My other recommendations?

  • Stockpile Honor Points and Justice Points. You will want as many Honor Points as you can at the start of the season to upgrade your basic gear and reduce your Honor grind. Justice Points can be converted to Honor Points, so they can function like a reserve Honor bank, giving you effectively 70006667 Honor Points to start off with. Consider capping both as 4.3 draws near.
  • Prepare for 1-2 enchanting and gemming rounds. Prices on many enchants and gems will drop as Patch 4.3 approaches. Take advantage of price fluctuations and have at least one extra set of enchants and gems on hand and ready to go.
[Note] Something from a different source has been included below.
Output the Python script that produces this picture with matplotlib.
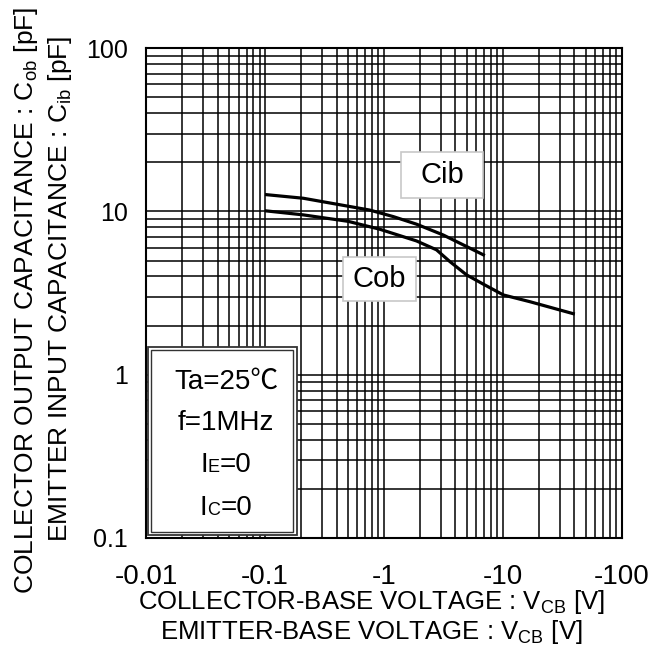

If you are planning on doing Rated PvP, get a second set. Current gems may be replaced by epic gems once 4.3 is out, but you can’t stockpile those yet.
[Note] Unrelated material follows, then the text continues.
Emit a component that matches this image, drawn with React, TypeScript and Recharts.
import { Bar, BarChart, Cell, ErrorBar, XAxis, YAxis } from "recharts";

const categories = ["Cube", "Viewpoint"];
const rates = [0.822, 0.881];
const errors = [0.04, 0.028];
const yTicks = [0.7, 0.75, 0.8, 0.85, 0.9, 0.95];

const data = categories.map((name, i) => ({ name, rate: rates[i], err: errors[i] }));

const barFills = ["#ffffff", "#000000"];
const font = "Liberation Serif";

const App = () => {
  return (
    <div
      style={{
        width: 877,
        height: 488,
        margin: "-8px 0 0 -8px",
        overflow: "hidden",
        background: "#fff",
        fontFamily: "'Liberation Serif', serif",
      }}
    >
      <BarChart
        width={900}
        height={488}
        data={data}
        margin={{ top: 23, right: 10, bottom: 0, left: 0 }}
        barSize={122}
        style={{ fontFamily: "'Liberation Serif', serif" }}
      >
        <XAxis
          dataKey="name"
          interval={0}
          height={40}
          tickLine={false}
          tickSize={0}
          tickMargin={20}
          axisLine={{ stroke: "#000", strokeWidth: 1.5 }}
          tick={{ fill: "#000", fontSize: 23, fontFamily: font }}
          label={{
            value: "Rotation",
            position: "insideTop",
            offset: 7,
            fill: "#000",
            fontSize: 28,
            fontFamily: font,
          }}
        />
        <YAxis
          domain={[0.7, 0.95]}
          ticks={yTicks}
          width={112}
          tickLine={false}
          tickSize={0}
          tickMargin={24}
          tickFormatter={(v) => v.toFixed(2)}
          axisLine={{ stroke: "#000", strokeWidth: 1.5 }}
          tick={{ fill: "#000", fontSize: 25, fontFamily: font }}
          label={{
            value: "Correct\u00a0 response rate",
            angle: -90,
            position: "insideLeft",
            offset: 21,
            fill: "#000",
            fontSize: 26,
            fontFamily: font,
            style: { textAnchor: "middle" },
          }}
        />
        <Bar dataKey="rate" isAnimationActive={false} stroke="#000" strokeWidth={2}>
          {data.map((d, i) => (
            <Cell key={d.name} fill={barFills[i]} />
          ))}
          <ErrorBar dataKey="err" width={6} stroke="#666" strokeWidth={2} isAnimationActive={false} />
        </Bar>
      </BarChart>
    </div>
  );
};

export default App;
  • Don’t expect anything from the interseason period. Last time, a series of miscommunications from Blizzard led to a lot of players grinding out complete PvP sets in the week between Seasons 9 and 10, only to have that Season 9 gear become obsolete the minute Season 10 launched. Plan to use the time either for a PvP break, or for a chance to cap your Honor and Justice points. Don’t buy anything that doesn’t say Season 11 on it.
  • Consider your current purchases wisely. If you’re still gearing up a toon, you may want to consider the benefits and drawbacks to continuing to purchase gear that can be replaced by crafted gear in the next patch. This is really a quality of life decision you’ll have to make for yourself.

My earnest hope is that we’ve already gotten through the rocky parts of the new system and will have a smoother transition than the last one. If everything stays the same, capping HP (and JP if you can) will be the smart way to end Season 10.

Just be sure to wait for Season 11 to start before purchasing any PvP gear. Let’s not all make the same mistake twice.